Other inductees include Olympic champion Vince Matthews, coach Bob Timmons, and seven-time Boston Marathon winner Clarence Demar, who died in 1958.

They will be inducted — along with 2010 selection Craig Virgin — in a ceremony in St. Louis on Dec. 3.

Greene broke the world record for the 100 meters in 1999, when he ran 9.79 seconds. He wound up with four Summer Games medals, including two golds.

Devers won the women’s 100 at the 1992 and 1996 Olympics, and also helped the U.S. win the 400 relay in ’96. She also was superb at the 100 hurdles, including outdoor world championships in 1993, 1995 and 1999, but she hit the last obstacle while leading the 1992 Olympic final and crawled across the finish line in fifth place. At the 1996 Atlanta Games, she missed a medal by a hundredth of a second.

Devers — known for her long, flashy fingernails — competed past her 40th birthday.

She called her election to the Hall of Fame “a great honor.”

“When I initially heard, I said, ‘Oh, my goodness.
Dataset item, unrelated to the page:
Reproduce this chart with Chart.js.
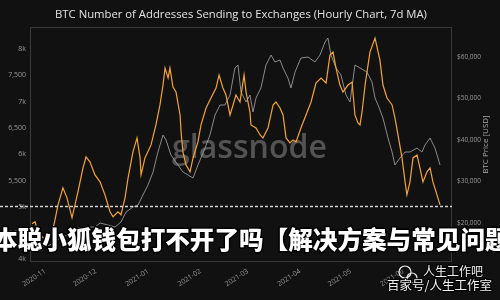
<!DOCTYPE html>
<html><head><meta charset="utf-8">
<script src="https://cdn.jsdelivr.net/npm/chart.js@4/dist/chart.umd.min.js"></script>
<style>html,body{margin:0;padding:0;background:#111111;}canvas{display:block}</style>
</head><body>
<canvas id="c" width="500" height="300" style="width:500px;height:300px"></canvas>
<script>
// x = days since 2020-10-23
const monthTicks = [9, 39, 70, 101, 129, 160, 190, 221];
const monthLabels = ["2020-11","2020-12","2021-01","2021-02","2021-03","2021-04","2021-05","2021-06"];

const leftTicks = [4000,4500,5000,5500,6000,6500,7000,7500,8000];
const leftTickLabels = ["4k","4,500","5k","5,500","6k","6,500","7k","7,500","8k"];
const rightTicks = [20000,30000,40000,50000,60000];
const rightTickLabels = ["$20,000","$30,000","$40,000","$50,000","$60,000"];

const addrDays = [1.2,3.0,4.7,7.7,12.4,14.8,16.6,19.5,21.9,24.9,28.4,31.4,33.2,35.5,38.5,41.5,44.4,47.4,49.2,52.1,53.9,56.3,58.1,61.0,63.4,65.2,65.8,68.1,71.7,74.6,77.0,78.8,80.0,81.8,82.9,84.7,86.5,88.9,89.5,90.6,92.4,94.8,96.6,99.5,101.3,104.3,107.2,110.2,112.0,114.3,116.1,118.5,120.3,122.0,124.4,126.8,128.0,130.3,130.9,133.9,136.3,138.0,141.0,144.0,145.7,148.1,149.9,151.7,154.0,155.8,157.6,160.5,163.5,166.5,169.4,172.4,175.4,177.7,179.5,181.3,183.6,185.4,188.4,190.8,192.5,194.3,195.5,196.7,198.5,201.4,204.4,207.3,209.1,211.5,214.5,216.2,218.0,220.4,222.2,223.3,225.1,226.9,229.3,231.0,232.8,235.2,237.0,238.7,241.1,242.9];
const addrValues = [4677,4715,4525,4411,4411,4753,5038,5360,5170,4791,5284,5740,5949,5854,5607,5474,5227,4905,4810,4905,4848,5170,5550,6044,6310,5930,5607,5930,6177,6557,6937,7316,7639,7449,7639,7278,7183,6747,6424,6044,5797,5664,5930,6234,6557,6880,7069,7259,7506,7259,7126,6747,6937,7126,6994,7506,7183,6804,6557,6500,6367,6310,6500,6937,6994,6880,6747,6310,6215,6272,6234,6500,6747,6994,7354,7449,7354,7886,7943,7639,7316,7183,7316,7373,6747,6595,6557,6804,7316,7943,8209,7791,7316,7069,6937,6690,6367,5930,5474,5227,5474,5930,5987,5740,5474,5664,5740,5474,5227,5038];

const priceDays = [0,5.9,11.8,17.8,23.7,28.4,33.2,38.5,41.5,46.2,50.4,53.9,56.9,61.0,64.0,66.9,69.9,72.9,75.8,78.8,80.6,83.5,87.7,90.6,93.6,96.6,99.5,103.7,106.6,109.6,112.6,115.5,118.5,121.4,123.2,125.0,128.0,130.3,132.1,133.9,136.8,139.8,142.8,145.1,148.1,149.9,152.8,154.6,157.0,160.5,164.7,168.8,171.8,174.8,176.5,178.3,181.3,184.2,187.2,189.6,192.5,195.5,199.6,202.6,204.4,206.2,209.1,212.1,214.5,216.2,219.2,222.2,225.1,229.3,232.2,234.0,237.0,239.9,241.7,242.9];
const priceValues = [13487,14451,14692,16379,17343,18789,19030,19030,19994,19512,19030,20235,22645,23850,24332,26742,29152,32285,37105,41202,40000,36382,33972,32285,31562,30839,33972,38069,41202,46022,48432,48432,50842,57349,58072,51565,49155,50842,46745,50119,52529,58072,60482,58795,59277,57349,54939,52529,56385,59759,60000,58795,60482,63615,64579,60482,57349,55662,50842,49155,58072,57349,56385,53975,50119,48432,45299,40479,37105,33972,35659,37105,37105,38069,37105,38792,40479,38069,35659,33972];

const titleText = "BTC Number of Addresses Sending to Exchanges (Hourly Chart, 7d MA)";
const rightAxisTitle = "BTC Price [USD]";
const watermarkText = "glassnode";
const overlayText = "中本聪小狐钱包打不开了吗【解决方案与常见问题】";
const footLine1 = "人生工作吧";
const footLine2 = "百家号/人生工作室";

function fitFont(ctx, text, family, weight, targetW) {
  ctx.font = weight + " 20px " + family;
  const w = ctx.measureText(text).width;
  return 20 * targetW / w;
}

const decor = {
  id: 'decor',
  beforeDatasetsDraw(chart) {
    const ctx = chart.ctx, a = chart.chartArea;
    ctx.save();
    ctx.strokeStyle = '#3a3a3a'; ctx.lineWidth = 1;
    ctx.strokeRect(Math.round(a.left)+0.5, Math.round(a.top)+0.5, Math.round(a.right-a.left)-1, Math.round(a.bottom-a.top)-1);
    const fs = fitFont(ctx, watermarkText, '"Open Sans", sans-serif', '600', 155);
    ctx.font = '600 ' + fs + 'px "Open Sans", sans-serif';
    ctx.fillStyle = 'rgba(110,110,110,0.72)';
    ctx.textAlign = 'left'; ctx.textBaseline = 'alphabetic';
    ctx.fillText(watermarkText, 172, 158);
    ctx.restore();
  },
  afterDraw(chart) {
    const ctx = chart.ctx, a = chart.chartArea;
    ctx.save();
    let fs = fitFont(ctx, titleText, '"Open Sans", sans-serif', '400', 372);
    ctx.font = '400 ' + fs + 'px "Open Sans", sans-serif';
    ctx.fillStyle = '#e2e2e2'; ctx.textAlign = 'center'; ctx.textBaseline = 'middle';
    ctx.fillText(titleText, 241, 15);
    ctx.save();
    ctx.translate(486, (a.top + a.bottom) / 2);
    ctx.rotate(-Math.PI / 2);
    ctx.font = '400 8px "Open Sans", sans-serif';
    ctx.fillStyle = '#a8a8a8';
    ctx.fillText(rightAxisTitle, 0, 0);
    ctx.restore();
    const yd = Math.round(chart.scales.y.getPixelForValue(5020)) + 0.5;
    ctx.setLineDash([3, 2]); ctx.strokeStyle = '#d0d0d0'; ctx.lineWidth = 1.3;
    ctx.beginPath(); ctx.moveTo(0, yd); ctx.lineTo(a.right, yd); ctx.stroke();
    ctx.setLineDash([]);
    ctx.font = '900 24.6px "Noto Sans CJK SC", sans-serif';
    ctx.textAlign = 'left'; ctx.textBaseline = 'middle';
    ctx.lineJoin = 'round';
    ctx.strokeStyle = '#000'; ctx.lineWidth = 3;
    ctx.strokeText(overlayText, -31.5, 240);
    ctx.fillStyle = '#ffffff';
    ctx.fillText(overlayText, -31.5, 240);
    ctx.strokeStyle = '#f0f0f0'; ctx.lineWidth = 1.2;
    ctx.beginPath(); ctx.arc(405, 272, 6, 0, Math.PI*2); ctx.stroke();
    ctx.beginPath(); ctx.arc(412, 278, 5, 0, Math.PI*2); ctx.stroke();
    ctx.font = '400 12px "Noto Sans CJK SC", sans-serif';
    ctx.strokeStyle = 'rgba(0,0,0,0.8)'; ctx.lineWidth = 2.5;
    ctx.strokeText(footLine1, 423, 271);
    ctx.fillStyle = '#f2f2f2';
    ctx.fillText(footLine1, 423, 271);
    ctx.font = '400 12.5px "Noto Sans CJK SC", sans-serif';
    ctx.strokeText(footLine2, 387, 285);
    ctx.fillText(footLine2, 387, 285);
    ctx.restore();
  }
};

const tickFont = { family: '"Open Sans", sans-serif', size: 7 };

new Chart(document.getElementById('c'), {
  type: 'line',
  data: {
    datasets: [
      {
        label: 'Addresses',
        data: addrDays.map((d, i) => ({ x: d, y: addrValues[i] })),
        yAxisID: 'y',
        borderColor: '#f6a430',
        borderWidth: 1.2,
        pointRadius: 0,
        tension: 0
      },
      {
        label: 'Price',
        data: priceDays.map((d, i) => ({ x: d, y: priceValues[i] })),
        yAxisID: 'y1',
        borderColor: 'rgba(160,160,165,0.85)',
        borderWidth: 1,
        pointRadius: 0,
        tension: 0
      }
    ]
  },
  options: {
    responsive: false,
    animation: false,
    devicePixelRatio: 1,
    layout: { padding: { top: 27, left: 0, right: 0, bottom: 0 } },
    plugins: { legend: { display: false }, tooltip: { enabled: false }, title: { display: false } },
    scales: {
      x: {
        type: 'linear', min: 0, max: 250,
        grid: { display: false, drawTicks: false },
        border: { display: false },
        afterBuildTicks: s => { s.ticks = monthTicks.map(v => ({ value: v })); },
        afterFit: s => { s.height = 38; },
        ticks: {
          autoSkip: false, minRotation: 33, maxRotation: 33, padding: 5,
          color: '#9a9a9a', font: tickFont,
          callback: v => { const i = monthTicks.indexOf(v); return i >= 0 ? monthLabels[i] : ''; }
        }
      },
      y: {
        position: 'left', min: 3950, max: 8420,
        grid: { display: false, drawTicks: false },
        border: { display: false },
        afterBuildTicks: s => { s.ticks = leftTicks.map(v => ({ value: v })); },
        afterFit: s => { s.width = 30; },
        ticks: {
          padding: 4, color: '#9a9a9a', font: tickFont,
          callback: v => { const i = leftTicks.indexOf(v); return i >= 0 ? leftTickLabels[i] : ''; }
        }
      },
      y1: {
        position: 'right', min: 10600, max: 67230,
        grid: { display: false, drawTicks: false },
        border: { display: false },
        afterBuildTicks: s => { s.ticks = rightTicks.map(v => ({ value: v })); },
        afterFit: s => { s.width = 48; },
        ticks: {
          padding: 5, color: '#9a9a9a', font: { family: '"Open Sans", sans-serif', size: 6.5 },
          callback: v => { const i = rightTicks.indexOf(v); return i >= 0 ? rightTickLabels[i] : ''; }
        }
      }
    }
  },
  plugins: [decor]
});
</script>
</body></html>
I wonder if that means I can’t compete anymore since I’ve never officially retired?” Devers said with a laugh.

Matthews was a member of the 1,600 relay team that won the gold medal at the 1968 Olympics in a world-record time of 2 minutes, 56.16 seconds — a mark that stood for 24 years. He also won the 400 at the 1972 Olympics.

“To tell the truth, I wanted it, but I had kind of given up on the thought that it was going to come my way,” Matthews said about entering the Hall of Fame. “So when it did come my way, it came as a surprise — and a good one.”

Timmons coached seven Olympians and 16 world-record holders. Among his athletes: Jim Ryun and Al Oerter.